* [Directive] Copy each line that holds "matplotlib".
—————
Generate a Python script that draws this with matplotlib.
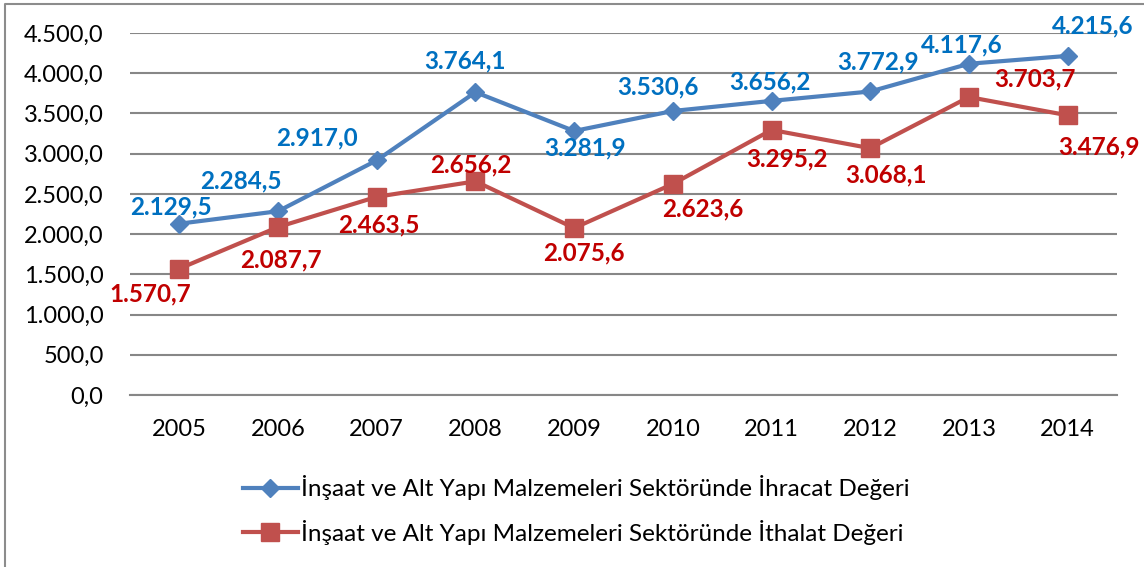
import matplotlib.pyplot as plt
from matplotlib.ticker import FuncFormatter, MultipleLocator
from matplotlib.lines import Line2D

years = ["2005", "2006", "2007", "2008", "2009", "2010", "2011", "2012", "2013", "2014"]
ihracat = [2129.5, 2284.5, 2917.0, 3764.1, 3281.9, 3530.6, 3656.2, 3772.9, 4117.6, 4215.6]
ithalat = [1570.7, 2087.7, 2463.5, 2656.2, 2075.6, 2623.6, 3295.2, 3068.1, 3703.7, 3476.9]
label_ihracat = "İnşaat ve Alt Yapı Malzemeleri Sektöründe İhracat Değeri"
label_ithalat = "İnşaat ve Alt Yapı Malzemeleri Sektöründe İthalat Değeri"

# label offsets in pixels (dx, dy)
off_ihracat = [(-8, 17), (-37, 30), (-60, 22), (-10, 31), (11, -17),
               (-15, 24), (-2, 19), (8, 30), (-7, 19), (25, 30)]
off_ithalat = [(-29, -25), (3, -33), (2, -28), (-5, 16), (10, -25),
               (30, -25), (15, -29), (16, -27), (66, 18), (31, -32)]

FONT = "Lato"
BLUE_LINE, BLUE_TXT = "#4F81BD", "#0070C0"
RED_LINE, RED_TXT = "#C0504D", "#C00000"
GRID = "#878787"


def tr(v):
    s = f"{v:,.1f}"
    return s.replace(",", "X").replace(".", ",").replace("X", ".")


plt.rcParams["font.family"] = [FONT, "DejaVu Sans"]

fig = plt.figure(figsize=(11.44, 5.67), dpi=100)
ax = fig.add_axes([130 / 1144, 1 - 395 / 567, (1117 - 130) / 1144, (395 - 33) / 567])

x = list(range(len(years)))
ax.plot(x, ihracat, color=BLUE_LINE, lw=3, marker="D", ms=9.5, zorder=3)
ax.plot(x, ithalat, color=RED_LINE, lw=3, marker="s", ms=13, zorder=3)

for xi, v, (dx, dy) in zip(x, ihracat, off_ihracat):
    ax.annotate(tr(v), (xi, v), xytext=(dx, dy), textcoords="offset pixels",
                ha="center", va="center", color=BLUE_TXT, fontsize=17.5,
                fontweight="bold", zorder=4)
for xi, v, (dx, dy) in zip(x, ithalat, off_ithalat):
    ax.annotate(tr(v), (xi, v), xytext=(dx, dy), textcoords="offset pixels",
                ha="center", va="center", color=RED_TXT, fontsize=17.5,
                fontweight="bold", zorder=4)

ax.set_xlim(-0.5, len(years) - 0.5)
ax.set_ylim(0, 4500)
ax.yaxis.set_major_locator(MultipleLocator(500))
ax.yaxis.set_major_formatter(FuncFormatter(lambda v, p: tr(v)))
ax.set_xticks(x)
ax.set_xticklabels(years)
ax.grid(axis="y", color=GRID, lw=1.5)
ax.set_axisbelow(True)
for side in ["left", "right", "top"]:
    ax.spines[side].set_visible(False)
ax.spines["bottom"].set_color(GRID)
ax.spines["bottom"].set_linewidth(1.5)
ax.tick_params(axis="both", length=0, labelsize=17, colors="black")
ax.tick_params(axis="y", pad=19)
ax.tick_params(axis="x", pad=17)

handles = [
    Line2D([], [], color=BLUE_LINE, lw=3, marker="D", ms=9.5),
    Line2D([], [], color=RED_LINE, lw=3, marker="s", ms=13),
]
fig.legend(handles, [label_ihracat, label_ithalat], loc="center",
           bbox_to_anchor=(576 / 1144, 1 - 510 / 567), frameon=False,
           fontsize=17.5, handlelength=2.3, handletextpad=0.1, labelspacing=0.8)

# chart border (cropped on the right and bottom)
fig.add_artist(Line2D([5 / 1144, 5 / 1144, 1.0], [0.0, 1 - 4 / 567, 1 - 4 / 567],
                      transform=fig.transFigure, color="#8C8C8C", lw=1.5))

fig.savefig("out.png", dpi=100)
—————
* [The result]
Generate a Python script that draws this with matplotlib.
import matplotlib.pyplot as plt
from matplotlib.ticker import FuncFormatter, MultipleLocator
from matplotlib.lines import Line2D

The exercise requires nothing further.